begin Given entries

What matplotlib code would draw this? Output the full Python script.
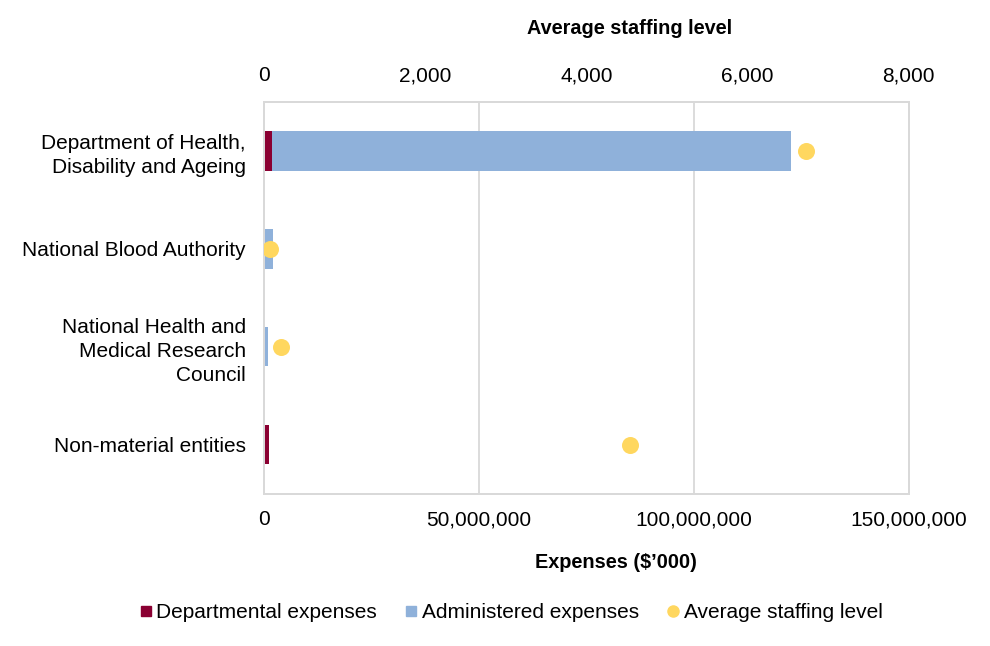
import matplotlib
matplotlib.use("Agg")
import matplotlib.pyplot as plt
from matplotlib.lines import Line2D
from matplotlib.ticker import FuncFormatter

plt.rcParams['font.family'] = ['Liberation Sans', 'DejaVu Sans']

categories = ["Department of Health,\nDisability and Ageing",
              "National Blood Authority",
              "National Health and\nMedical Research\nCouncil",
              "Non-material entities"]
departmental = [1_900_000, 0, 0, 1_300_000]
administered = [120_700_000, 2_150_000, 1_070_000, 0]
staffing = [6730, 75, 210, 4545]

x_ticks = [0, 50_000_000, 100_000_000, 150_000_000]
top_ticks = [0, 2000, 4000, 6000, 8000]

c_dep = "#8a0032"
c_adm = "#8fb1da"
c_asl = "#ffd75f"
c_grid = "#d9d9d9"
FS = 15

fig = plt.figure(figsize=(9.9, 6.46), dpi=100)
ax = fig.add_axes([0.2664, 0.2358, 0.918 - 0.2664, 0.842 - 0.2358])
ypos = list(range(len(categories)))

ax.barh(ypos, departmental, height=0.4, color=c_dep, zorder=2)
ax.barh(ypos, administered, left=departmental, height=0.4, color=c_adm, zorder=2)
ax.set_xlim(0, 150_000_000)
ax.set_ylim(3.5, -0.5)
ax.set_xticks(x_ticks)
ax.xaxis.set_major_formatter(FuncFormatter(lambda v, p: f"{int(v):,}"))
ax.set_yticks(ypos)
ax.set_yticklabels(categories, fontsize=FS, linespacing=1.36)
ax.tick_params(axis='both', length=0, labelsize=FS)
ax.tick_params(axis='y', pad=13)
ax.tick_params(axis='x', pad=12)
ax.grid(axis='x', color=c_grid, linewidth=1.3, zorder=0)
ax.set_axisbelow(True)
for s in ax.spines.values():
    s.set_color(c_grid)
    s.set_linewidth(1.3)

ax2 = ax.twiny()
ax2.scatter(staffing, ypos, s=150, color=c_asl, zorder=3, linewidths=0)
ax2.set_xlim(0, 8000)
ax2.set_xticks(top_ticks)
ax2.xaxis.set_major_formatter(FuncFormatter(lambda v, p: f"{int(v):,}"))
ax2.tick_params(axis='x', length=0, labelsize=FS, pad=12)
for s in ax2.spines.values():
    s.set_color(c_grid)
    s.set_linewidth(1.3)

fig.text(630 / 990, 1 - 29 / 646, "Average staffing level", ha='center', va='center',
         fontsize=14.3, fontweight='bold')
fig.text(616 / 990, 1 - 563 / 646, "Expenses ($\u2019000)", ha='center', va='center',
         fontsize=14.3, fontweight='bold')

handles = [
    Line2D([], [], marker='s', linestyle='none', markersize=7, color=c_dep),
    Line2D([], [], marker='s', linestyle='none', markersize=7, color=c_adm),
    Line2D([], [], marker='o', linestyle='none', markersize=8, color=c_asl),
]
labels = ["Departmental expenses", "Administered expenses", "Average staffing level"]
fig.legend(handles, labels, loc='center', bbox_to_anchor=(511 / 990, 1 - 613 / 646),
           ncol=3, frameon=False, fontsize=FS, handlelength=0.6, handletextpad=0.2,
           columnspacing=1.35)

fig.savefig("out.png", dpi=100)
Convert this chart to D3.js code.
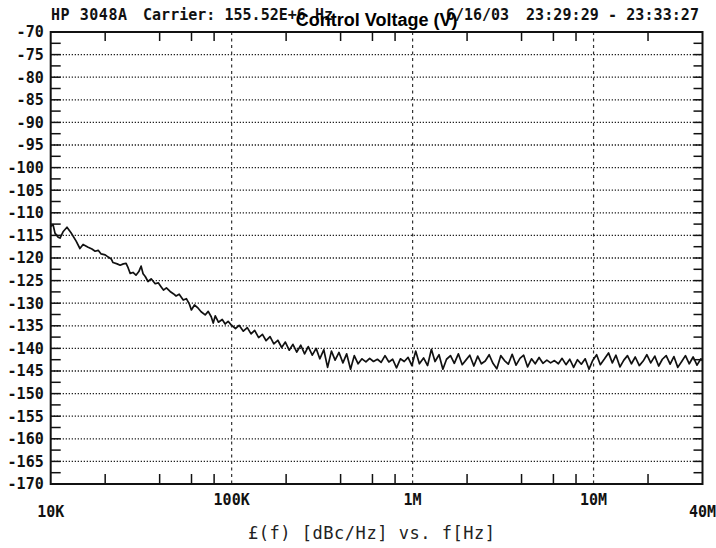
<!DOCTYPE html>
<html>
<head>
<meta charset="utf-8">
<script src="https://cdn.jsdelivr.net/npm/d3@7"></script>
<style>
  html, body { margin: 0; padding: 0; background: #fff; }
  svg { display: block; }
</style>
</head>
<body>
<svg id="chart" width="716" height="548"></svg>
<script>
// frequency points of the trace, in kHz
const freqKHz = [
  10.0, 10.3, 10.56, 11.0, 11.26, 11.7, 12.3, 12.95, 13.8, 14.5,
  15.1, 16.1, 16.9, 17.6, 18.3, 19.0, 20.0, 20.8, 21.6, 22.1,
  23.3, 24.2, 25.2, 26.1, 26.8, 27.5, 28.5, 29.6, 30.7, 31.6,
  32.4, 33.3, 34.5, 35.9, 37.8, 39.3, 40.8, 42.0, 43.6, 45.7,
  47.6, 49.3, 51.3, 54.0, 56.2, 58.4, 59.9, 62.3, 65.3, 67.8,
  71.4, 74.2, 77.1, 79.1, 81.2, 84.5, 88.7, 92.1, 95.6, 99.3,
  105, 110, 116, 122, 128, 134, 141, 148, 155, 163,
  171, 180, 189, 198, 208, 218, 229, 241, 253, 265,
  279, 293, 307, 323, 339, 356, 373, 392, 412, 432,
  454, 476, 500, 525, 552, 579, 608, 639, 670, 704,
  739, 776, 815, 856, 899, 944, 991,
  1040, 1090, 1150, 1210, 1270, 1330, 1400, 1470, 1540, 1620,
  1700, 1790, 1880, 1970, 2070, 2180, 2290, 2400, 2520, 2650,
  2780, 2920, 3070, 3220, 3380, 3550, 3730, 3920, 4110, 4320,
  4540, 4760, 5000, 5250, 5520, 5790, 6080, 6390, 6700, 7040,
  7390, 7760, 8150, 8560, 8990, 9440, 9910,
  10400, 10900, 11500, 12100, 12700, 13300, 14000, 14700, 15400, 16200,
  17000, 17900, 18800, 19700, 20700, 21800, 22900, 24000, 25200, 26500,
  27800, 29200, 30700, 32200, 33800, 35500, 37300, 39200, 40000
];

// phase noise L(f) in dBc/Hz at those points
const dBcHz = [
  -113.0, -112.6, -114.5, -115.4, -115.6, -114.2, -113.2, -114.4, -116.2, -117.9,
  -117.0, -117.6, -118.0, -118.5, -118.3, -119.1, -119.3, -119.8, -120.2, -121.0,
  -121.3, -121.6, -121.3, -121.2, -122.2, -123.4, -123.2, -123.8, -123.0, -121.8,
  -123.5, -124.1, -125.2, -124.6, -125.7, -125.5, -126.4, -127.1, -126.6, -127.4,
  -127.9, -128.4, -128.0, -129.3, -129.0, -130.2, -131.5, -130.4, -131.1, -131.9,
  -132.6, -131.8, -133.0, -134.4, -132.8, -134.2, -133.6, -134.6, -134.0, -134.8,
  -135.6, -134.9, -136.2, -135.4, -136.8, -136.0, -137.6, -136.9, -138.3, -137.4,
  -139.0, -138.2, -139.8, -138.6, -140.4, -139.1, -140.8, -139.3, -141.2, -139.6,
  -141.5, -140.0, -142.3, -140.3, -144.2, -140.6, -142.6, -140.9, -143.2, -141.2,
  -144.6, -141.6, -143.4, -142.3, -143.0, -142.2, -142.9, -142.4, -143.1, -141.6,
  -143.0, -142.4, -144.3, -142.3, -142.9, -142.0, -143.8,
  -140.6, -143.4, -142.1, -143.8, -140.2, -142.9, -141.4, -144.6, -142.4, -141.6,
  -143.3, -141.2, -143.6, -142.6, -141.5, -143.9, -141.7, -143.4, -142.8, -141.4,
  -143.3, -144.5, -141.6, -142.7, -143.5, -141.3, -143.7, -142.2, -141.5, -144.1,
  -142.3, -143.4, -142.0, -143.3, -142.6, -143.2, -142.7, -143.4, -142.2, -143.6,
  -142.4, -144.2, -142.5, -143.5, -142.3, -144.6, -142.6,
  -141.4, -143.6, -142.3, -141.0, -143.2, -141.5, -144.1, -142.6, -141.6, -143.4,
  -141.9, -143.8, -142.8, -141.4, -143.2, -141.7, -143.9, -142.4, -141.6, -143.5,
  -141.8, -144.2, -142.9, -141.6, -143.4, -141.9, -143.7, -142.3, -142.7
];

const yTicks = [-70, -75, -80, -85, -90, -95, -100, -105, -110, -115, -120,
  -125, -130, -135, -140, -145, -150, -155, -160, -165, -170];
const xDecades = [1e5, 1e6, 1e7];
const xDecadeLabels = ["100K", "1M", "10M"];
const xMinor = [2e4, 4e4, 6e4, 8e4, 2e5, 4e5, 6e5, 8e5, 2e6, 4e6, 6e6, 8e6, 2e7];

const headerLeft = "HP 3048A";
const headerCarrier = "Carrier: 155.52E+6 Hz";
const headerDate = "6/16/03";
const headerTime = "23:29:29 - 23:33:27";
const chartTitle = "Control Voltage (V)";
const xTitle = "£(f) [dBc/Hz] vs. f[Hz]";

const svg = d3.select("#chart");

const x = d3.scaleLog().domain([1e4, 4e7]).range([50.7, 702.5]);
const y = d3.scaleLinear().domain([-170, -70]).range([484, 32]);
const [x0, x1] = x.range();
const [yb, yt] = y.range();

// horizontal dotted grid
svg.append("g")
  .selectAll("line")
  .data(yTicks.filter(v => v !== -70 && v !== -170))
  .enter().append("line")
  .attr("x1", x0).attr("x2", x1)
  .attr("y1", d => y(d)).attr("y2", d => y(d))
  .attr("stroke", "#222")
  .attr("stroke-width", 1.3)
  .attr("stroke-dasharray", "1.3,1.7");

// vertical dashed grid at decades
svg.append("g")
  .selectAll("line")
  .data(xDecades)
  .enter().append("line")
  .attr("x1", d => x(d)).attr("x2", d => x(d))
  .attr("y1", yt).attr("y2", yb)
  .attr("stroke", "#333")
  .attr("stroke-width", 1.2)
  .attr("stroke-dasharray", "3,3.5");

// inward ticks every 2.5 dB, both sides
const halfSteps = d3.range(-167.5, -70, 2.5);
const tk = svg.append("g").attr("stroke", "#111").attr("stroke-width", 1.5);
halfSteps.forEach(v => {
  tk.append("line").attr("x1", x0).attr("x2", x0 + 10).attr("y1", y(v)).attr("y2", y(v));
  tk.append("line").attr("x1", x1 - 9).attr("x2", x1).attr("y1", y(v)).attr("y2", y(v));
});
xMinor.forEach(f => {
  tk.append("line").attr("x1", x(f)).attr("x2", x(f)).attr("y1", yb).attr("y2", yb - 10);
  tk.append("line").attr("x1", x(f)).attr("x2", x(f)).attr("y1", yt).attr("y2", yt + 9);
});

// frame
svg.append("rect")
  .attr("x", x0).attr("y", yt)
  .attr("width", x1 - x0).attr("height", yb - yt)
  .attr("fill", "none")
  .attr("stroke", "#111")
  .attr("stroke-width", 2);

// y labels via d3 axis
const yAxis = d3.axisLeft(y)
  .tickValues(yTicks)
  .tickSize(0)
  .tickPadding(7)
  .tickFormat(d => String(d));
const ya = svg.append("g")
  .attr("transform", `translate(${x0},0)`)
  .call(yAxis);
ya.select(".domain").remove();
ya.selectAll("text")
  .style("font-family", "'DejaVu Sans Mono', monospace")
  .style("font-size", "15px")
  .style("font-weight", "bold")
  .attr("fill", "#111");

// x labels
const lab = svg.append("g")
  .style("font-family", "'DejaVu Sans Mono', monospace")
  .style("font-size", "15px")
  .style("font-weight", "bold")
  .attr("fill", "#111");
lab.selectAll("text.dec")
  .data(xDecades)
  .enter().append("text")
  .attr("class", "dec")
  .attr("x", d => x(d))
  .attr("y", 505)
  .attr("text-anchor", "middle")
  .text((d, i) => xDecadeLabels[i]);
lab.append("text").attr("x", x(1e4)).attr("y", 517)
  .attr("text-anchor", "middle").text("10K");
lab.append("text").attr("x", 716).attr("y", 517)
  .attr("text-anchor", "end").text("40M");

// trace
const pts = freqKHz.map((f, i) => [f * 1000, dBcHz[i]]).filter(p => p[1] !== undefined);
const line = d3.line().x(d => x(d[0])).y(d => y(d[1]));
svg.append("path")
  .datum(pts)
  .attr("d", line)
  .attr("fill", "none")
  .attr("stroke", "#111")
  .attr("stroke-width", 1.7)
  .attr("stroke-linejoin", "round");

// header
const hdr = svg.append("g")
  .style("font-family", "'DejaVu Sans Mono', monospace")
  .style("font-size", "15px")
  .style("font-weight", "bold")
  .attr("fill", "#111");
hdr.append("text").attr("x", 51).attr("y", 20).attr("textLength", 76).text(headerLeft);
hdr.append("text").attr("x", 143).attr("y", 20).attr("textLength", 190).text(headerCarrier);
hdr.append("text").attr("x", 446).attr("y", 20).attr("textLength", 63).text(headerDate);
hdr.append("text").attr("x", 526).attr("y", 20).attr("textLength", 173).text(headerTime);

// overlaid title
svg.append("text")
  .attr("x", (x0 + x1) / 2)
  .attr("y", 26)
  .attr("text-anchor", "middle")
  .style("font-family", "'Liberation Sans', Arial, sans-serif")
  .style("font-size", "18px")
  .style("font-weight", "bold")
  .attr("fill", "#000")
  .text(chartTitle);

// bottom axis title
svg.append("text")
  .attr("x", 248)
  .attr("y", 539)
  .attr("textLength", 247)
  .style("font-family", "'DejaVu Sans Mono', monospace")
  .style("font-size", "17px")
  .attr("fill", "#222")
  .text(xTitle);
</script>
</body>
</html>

end Given entries

Exercise requirements
Exactly and only the lines from the top of the records down to the line containing "plt.rcParams['font.family'] = ['Liberation" should be transcribed, please, without the pictures.

Answer for the task
What matplotlib code would draw this? Output the full Python script.
import matplotlib
matplotlib.use("Agg")
import matplotlib.pyplot as plt
from matplotlib.lines import Line2D
from matplotlib.ticker import FuncFormatter

plt.rcParams['font.family'] = ['Liberation Sans', 'DejaVu Sans']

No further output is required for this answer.